Editorial
Different famines, same lessons
- Published: 23 November 2011
One cannot, of course, judge things such as where a person goes after death, however tempting it may occasionally be. Part of the problem is that we are very good at judging others while ignoring our own hypocrisies and our own sins. It’s such a human thing. Even Pope Benedict has said that Christians cannot say with certainty that a figure such as Judas is in hell, despite the very hard words of Christ about the one who betrayed him. But it is natural enough to wonder at all the monsters of history who have done the most evil things. At the very least, they have had a lot of explaining to do. Christians believe, after all, that there is a personal judgement to be followed later by a general judgement at the consummation of all history.
The year 2012, now just weeks away, will be the 80th anniversary of one of the most shockingly evil acts of the 20th century but, paradoxically, one that is still little known. It also has a resonance with events happening now a continent away in Africa and we should all be prepared to learn the lessons of both things.
Around Australia, there are still some who, by virtue of ethnic origin, know about the earlier tragedy only because their parents and grandparents survived it. Outside their relatively small number, few in Australia are aware that, beginning in 1932, millions of Ukrainians were deliberately starved to death by Josef Stalin. How many died? No-one knows and no-one will ever know. But the estimates run anywhere from 2.45 million to 7.5 million people in the terrible winter of 1932-33, with most estimates well into the upper range of those figures.

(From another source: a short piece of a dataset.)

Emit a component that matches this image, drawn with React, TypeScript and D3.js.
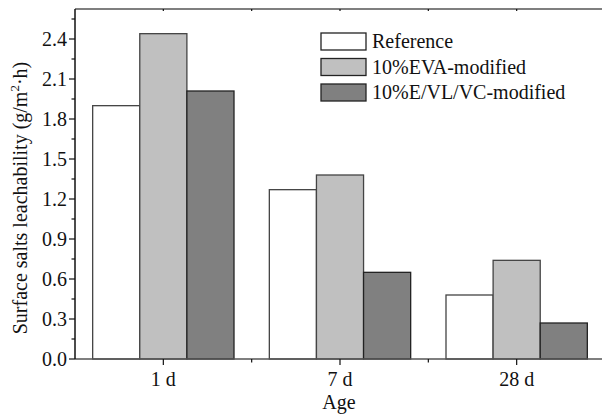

In 1932, the Soviet Union was still an unstable place. Famine was a regular occurrence throughout the country in the 1920s, one of the factors fuelling the Ukrainian independence movement. Soviet dictator Josef Stalin was beginning to sense his policies were unpopular. In order to strengthen his own position and eliminate potential sources of opposition, he simply decided to starve the Ukrainians into submission. While Ukraine was the bread basket of what was then the Soviet Union, Stalin sent the secret police into the countryside to take control of the farms and deny Ukrainians food. What followed cannot adequately be described in words, but millions of Ukrainians and families slowly starved to death through that winter.
The young English journalist Malcolm Muggeridge was then stationed in Moscow, where all foreign journalists were also based and all knew what was happening in Ukraine. Muggeridge bought a train ticket for Kiev and travelled on to Rostov through the countryside, seeing with his own eyes the devastation wrought by officialdom.
Decades later, he said in an interview that, while, as a journalist, he had seen many awful things, the sights of the Ukrainian famine were the worst. “[It was] the most terrible thing I have ever seen, precisely because of the deliberation with which it was done and the total absence of any sympathy with the people,” he told his interviewer. “The novelty of this particular famine, what made it so diabolical, is that it was not the result of some catastrophe like a drought or an epidemic. It was the deliberate creation of a bureaucratic mind which demanded the collectivisation of agriculture, immediately, as a purely theoretical proposition, without any consideration whatever the consequences in human suffering.”
The strange twist to this tale is that none of the stories Muggeridge filed back to his newspaper, the Manchester Guardian, were published and, when he returned to the UK, he was fired. His colleagues, overwhelmingly sympathetic to Stalin, could not believe Muggeridge was telling the truth. Blackbanned as a result, he could not get a job on any other newspaper. Ideology, not journalistic objectivity, had temporarily won the day.
Today, the Ukrainian Famine is a known fact, historically verified and proven. It is impossible not to think of the horror, the families, the children, starving to death in frozen homes throughout an entire nation because of the arrogance of ideology and the absolute corruption of absolute power. It is important that we not forget these events, that we keep them alive as lessons for ourselves and for our times.
It is, in every aspect, also equally important that we refuse to let, in our own relative affluence, similar events such as the current famine in eastern Africa escape our attention and our action. If we do, the terrible indifference to the terrible winter of 1932-33 which came from the low, conniving, dishonest ideologues of that era could scarcely be worse than our own. In the age of the internet there can be no excuse for not googling Caritas Australia.
If we do not, then the real, personal risk for us as individuals and more widely as a society is that we will also one day find ourselves saying, for all the wrong reasons, “Lord, when did we ever find you sick, or in prison, naked or hungry?”